Records with drawing code:
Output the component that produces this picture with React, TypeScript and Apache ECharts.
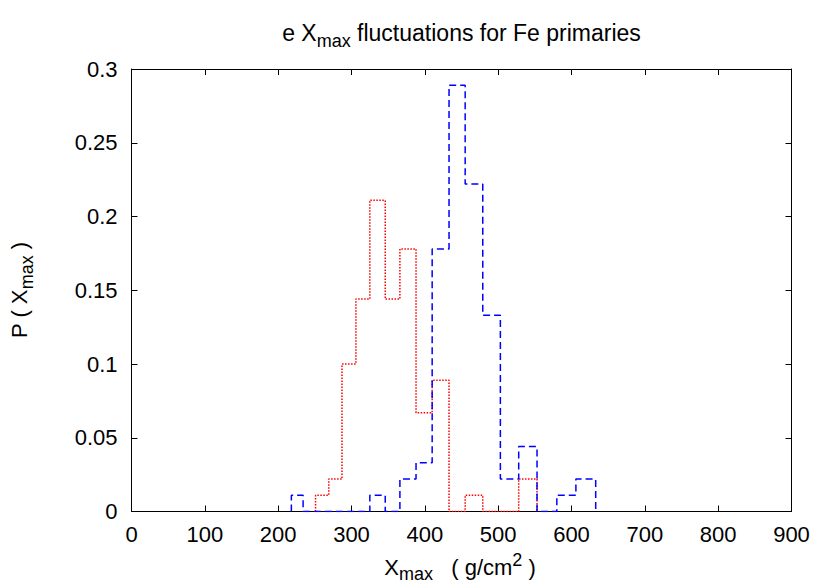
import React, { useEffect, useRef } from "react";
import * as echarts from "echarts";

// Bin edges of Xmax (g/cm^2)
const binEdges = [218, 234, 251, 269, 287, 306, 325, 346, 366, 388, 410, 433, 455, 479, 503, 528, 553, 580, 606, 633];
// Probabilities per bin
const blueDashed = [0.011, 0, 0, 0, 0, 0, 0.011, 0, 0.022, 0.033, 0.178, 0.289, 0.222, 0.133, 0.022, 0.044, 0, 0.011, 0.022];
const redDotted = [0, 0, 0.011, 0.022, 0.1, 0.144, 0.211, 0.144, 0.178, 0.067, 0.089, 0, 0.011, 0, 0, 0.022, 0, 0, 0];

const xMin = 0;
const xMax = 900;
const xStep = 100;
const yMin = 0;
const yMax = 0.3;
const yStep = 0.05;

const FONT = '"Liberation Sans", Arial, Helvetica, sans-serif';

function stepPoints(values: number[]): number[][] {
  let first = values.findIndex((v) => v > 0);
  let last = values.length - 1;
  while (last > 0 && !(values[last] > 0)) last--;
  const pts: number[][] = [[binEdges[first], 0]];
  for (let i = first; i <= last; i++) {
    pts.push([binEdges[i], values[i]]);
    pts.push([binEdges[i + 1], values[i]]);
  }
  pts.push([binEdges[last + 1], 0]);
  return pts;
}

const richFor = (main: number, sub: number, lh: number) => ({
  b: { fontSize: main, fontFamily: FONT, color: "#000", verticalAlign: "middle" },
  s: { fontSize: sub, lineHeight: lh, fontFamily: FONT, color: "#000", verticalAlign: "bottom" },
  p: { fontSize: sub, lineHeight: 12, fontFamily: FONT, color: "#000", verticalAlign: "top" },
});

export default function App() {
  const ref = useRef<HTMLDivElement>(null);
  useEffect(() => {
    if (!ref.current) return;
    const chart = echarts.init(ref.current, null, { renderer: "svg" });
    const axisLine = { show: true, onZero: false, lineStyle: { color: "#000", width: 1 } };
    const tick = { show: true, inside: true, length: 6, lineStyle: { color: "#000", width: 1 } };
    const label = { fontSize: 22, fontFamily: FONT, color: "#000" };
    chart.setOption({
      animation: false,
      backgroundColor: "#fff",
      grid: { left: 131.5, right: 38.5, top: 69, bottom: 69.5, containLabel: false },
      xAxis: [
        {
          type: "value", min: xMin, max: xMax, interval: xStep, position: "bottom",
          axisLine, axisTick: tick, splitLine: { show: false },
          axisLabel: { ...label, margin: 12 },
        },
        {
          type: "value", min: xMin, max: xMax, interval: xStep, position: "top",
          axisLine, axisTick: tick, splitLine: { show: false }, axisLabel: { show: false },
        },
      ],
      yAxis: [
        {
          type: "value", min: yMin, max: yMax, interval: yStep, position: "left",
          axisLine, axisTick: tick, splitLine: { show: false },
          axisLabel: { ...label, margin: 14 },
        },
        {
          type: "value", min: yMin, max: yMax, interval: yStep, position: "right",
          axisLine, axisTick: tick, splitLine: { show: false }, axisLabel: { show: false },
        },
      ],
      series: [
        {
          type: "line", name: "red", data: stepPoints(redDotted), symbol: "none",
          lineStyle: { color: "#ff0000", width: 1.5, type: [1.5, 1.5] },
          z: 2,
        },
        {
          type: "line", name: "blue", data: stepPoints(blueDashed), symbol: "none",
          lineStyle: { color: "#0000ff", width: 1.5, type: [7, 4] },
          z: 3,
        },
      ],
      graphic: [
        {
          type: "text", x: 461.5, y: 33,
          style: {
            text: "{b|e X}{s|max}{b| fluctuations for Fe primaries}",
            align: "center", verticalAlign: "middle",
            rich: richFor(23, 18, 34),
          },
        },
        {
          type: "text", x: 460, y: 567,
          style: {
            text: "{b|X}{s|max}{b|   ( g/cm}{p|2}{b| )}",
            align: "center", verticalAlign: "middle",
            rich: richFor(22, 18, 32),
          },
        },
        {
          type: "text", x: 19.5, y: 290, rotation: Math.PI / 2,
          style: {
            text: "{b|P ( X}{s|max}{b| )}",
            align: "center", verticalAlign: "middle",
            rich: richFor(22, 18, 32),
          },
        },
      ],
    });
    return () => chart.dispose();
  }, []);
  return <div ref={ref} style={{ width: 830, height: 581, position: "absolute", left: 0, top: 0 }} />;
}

==

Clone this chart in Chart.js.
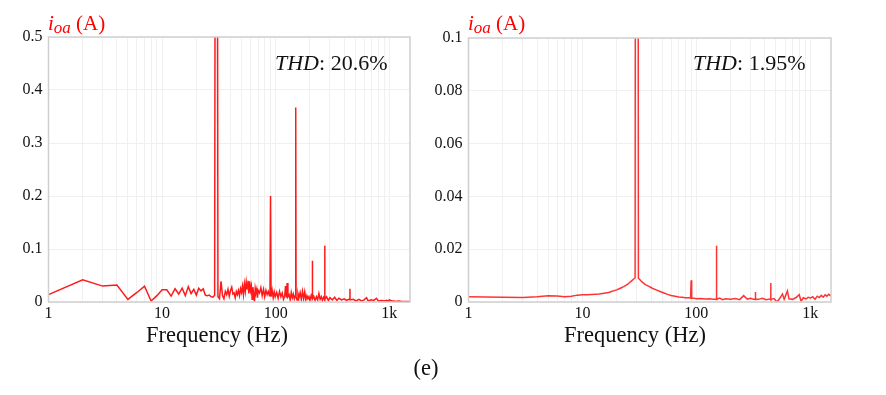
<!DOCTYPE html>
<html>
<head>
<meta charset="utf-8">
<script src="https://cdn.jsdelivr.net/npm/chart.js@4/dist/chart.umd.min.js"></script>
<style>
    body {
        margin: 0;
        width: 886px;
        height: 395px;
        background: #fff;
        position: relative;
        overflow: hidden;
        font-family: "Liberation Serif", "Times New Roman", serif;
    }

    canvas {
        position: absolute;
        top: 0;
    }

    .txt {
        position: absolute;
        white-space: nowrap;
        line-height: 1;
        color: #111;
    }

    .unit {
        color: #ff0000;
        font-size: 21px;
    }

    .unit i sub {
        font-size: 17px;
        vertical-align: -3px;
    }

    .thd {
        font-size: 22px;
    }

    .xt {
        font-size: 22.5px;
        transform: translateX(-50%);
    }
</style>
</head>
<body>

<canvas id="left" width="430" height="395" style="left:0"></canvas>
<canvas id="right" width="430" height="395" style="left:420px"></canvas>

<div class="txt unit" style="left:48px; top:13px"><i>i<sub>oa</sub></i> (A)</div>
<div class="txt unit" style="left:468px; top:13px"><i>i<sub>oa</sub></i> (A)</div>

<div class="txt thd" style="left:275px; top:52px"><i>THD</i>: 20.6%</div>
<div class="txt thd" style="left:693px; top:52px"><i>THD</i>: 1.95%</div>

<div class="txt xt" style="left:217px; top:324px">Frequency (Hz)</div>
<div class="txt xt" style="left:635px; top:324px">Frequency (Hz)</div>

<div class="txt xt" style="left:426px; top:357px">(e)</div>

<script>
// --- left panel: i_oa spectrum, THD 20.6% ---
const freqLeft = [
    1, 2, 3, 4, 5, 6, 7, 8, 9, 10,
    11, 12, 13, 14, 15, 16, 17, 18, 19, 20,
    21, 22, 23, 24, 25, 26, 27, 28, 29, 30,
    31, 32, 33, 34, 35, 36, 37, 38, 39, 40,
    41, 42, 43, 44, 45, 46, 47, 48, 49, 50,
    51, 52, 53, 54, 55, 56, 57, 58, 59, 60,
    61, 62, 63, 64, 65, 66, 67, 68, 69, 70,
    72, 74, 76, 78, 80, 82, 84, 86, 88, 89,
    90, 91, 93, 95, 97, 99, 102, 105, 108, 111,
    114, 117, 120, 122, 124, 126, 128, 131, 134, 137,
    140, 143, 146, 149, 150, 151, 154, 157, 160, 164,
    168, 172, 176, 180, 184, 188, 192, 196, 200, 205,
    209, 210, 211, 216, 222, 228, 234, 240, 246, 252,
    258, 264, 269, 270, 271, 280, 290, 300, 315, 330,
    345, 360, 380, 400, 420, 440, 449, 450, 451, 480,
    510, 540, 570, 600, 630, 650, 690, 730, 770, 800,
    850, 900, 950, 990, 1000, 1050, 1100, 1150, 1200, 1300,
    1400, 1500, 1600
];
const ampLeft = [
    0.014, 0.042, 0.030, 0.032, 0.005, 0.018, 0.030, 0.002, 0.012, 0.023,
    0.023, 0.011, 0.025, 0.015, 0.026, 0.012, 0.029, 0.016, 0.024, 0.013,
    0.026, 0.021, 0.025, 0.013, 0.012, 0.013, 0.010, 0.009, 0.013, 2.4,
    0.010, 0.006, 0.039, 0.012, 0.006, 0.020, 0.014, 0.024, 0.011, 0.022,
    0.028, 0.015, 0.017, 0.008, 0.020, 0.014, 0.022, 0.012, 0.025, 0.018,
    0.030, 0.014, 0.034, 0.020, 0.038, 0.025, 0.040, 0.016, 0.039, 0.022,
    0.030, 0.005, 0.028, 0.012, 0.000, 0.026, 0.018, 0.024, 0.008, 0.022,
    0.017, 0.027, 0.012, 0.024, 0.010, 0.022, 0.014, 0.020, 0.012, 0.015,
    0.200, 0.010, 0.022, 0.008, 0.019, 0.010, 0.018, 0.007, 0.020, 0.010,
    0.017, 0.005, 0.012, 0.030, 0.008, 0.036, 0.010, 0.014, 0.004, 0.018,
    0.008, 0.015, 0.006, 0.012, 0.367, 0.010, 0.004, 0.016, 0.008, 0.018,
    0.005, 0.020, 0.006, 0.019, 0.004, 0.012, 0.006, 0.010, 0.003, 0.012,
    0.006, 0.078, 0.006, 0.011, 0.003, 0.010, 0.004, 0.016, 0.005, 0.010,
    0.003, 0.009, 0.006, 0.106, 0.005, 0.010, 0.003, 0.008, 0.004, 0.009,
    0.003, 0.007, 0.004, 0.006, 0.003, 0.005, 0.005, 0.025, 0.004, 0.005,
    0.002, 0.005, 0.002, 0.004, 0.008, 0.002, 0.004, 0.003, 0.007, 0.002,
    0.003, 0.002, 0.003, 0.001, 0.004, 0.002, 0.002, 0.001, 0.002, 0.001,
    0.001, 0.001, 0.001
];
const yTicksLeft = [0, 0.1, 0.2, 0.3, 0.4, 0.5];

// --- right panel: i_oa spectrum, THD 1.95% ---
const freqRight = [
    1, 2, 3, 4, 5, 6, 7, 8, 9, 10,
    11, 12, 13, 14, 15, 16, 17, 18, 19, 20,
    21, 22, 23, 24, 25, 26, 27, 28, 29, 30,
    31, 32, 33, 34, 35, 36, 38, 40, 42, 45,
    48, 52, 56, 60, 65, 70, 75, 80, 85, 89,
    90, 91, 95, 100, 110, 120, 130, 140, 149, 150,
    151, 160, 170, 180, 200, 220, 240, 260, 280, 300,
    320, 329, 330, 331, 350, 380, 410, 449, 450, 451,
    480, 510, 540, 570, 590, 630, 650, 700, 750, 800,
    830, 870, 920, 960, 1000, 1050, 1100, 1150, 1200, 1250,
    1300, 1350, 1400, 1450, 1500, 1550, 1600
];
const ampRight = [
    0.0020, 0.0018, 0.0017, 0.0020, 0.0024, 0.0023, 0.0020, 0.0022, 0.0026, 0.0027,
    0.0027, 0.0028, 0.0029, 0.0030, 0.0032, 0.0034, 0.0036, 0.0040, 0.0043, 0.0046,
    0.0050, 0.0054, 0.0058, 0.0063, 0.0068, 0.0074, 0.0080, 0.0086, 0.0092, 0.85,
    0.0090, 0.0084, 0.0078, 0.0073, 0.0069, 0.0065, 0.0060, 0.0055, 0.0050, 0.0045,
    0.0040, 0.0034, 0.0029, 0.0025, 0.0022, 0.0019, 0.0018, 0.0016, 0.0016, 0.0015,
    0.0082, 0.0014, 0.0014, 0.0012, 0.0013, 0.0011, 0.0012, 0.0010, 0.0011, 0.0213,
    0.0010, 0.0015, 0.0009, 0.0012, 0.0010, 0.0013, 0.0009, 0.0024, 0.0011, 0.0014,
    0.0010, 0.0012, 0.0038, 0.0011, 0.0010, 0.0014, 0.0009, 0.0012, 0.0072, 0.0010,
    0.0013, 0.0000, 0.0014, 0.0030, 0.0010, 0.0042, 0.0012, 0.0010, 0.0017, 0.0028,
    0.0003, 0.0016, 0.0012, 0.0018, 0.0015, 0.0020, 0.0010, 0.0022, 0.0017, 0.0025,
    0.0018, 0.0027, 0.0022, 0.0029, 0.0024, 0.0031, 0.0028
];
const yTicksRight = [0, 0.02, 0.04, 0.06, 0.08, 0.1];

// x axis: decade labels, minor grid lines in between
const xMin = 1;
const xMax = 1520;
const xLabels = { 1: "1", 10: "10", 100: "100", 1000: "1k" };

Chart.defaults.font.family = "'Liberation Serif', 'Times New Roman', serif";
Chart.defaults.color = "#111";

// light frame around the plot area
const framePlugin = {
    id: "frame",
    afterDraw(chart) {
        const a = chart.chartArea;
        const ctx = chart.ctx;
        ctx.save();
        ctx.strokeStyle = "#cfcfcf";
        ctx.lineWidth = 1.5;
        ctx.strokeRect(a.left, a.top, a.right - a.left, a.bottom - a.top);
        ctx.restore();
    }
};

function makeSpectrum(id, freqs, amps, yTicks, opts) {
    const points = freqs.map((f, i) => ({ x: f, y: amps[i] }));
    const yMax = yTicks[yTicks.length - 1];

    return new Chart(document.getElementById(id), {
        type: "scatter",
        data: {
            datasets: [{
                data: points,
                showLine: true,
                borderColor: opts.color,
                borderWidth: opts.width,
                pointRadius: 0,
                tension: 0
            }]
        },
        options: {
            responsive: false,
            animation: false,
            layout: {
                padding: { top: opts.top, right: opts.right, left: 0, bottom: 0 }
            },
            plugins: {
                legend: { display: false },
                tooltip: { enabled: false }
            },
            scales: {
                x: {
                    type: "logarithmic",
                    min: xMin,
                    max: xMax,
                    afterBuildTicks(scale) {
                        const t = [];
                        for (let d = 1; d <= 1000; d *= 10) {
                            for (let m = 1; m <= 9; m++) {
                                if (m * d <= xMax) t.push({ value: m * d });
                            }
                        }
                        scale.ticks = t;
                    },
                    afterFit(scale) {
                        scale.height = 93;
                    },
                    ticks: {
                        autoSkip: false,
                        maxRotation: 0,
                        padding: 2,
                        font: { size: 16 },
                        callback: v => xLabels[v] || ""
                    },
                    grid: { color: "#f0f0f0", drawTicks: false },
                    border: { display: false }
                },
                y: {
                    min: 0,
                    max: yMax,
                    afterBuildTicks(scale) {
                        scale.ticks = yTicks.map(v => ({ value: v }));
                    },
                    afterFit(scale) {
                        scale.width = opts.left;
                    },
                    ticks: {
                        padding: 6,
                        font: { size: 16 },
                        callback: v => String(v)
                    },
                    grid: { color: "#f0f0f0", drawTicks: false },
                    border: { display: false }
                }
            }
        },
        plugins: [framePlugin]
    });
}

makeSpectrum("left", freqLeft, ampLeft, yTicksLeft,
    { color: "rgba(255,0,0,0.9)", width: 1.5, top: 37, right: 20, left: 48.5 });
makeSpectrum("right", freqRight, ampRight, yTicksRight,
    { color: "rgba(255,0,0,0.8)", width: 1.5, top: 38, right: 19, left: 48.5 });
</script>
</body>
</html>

* * *

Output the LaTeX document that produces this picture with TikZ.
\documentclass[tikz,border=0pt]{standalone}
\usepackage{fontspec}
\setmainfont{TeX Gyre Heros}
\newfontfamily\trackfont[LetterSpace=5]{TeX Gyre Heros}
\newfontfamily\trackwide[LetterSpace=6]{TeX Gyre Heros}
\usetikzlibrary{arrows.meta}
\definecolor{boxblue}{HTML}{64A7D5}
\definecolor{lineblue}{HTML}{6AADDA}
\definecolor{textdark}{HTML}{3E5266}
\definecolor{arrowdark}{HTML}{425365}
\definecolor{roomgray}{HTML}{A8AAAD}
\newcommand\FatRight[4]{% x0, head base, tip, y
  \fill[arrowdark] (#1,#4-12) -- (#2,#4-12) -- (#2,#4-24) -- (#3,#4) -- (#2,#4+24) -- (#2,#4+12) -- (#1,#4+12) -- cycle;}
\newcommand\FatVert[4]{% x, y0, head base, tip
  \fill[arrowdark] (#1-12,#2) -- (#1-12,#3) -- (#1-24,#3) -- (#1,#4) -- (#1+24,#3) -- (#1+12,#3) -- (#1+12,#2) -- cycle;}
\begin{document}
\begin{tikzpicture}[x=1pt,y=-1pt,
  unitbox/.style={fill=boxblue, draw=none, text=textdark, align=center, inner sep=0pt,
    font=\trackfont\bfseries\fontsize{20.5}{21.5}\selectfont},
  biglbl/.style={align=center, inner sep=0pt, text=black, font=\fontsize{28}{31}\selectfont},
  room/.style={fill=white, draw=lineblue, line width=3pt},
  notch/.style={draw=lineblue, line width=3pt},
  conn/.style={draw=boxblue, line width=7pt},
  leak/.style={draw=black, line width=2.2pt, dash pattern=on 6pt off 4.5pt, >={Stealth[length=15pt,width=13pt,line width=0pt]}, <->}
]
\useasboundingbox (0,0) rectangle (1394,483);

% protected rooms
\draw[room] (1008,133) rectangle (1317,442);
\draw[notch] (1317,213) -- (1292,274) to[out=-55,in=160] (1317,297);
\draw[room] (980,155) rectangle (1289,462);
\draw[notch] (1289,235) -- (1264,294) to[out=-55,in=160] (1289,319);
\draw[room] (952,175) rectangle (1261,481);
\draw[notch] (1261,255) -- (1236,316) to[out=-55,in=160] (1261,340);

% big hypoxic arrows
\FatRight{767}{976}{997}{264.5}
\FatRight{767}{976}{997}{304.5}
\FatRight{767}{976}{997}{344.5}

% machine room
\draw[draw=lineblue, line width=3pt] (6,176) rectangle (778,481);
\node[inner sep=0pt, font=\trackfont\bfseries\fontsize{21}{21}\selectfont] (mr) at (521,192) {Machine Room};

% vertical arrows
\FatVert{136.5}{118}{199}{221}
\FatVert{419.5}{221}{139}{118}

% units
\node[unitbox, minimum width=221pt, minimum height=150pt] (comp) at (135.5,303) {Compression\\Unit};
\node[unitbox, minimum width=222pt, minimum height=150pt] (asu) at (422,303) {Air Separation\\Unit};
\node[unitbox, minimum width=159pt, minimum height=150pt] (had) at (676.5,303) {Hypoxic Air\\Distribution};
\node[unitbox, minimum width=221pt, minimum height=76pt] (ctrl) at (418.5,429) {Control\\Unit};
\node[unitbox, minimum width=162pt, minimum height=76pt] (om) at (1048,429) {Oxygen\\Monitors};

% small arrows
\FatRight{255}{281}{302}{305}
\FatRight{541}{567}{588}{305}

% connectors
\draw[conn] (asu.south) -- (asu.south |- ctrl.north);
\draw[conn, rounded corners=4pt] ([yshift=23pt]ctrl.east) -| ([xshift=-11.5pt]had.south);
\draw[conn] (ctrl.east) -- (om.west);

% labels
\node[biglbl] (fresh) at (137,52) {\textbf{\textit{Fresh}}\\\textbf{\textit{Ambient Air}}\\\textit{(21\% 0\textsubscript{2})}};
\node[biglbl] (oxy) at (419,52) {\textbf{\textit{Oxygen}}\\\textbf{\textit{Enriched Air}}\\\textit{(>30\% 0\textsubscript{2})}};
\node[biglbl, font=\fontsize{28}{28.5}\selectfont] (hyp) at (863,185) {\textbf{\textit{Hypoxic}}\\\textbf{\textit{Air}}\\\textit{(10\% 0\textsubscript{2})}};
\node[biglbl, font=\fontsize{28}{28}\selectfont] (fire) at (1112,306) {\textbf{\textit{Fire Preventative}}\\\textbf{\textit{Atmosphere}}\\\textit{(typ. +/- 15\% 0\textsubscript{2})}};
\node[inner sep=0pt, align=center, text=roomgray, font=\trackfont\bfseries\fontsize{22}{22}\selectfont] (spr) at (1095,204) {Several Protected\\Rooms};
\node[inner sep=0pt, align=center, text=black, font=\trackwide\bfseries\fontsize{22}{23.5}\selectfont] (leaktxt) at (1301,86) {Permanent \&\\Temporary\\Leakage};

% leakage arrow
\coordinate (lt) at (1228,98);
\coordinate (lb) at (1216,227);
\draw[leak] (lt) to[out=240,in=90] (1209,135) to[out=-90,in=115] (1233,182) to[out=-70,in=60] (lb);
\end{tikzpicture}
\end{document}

**Exercise description:**
Both the line containing "Output the component" and the line containing "0.022, 0, 0, 0];" belong in the copy, along with every line between them. Reproduce that stretch exactly, without the pictures.

**Output of the task:**
Output the component that produces this picture with React, TypeScript and Apache ECharts.
import React, { useEffect, useRef } from "react";
import * as echarts from "echarts";

// Bin edges of Xmax (g/cm^2)
const binEdges = [218, 234, 251, 269, 287, 306, 325, 346, 366, 388, 410, 433, 455, 479, 503, 528, 553, 580, 606, 633];
// Probabilities per bin
const blueDashed = [0.011, 0, 0, 0, 0, 0, 0.011, 0, 0.022, 0.033, 0.178, 0.289, 0.222, 0.133, 0.022, 0.044, 0, 0.011, 0.022];
const redDotted = [0, 0, 0.011, 0.022, 0.1, 0.144, 0.211, 0.144, 0.178, 0.067, 0.089, 0, 0.011, 0, 0, 0.022, 0, 0, 0];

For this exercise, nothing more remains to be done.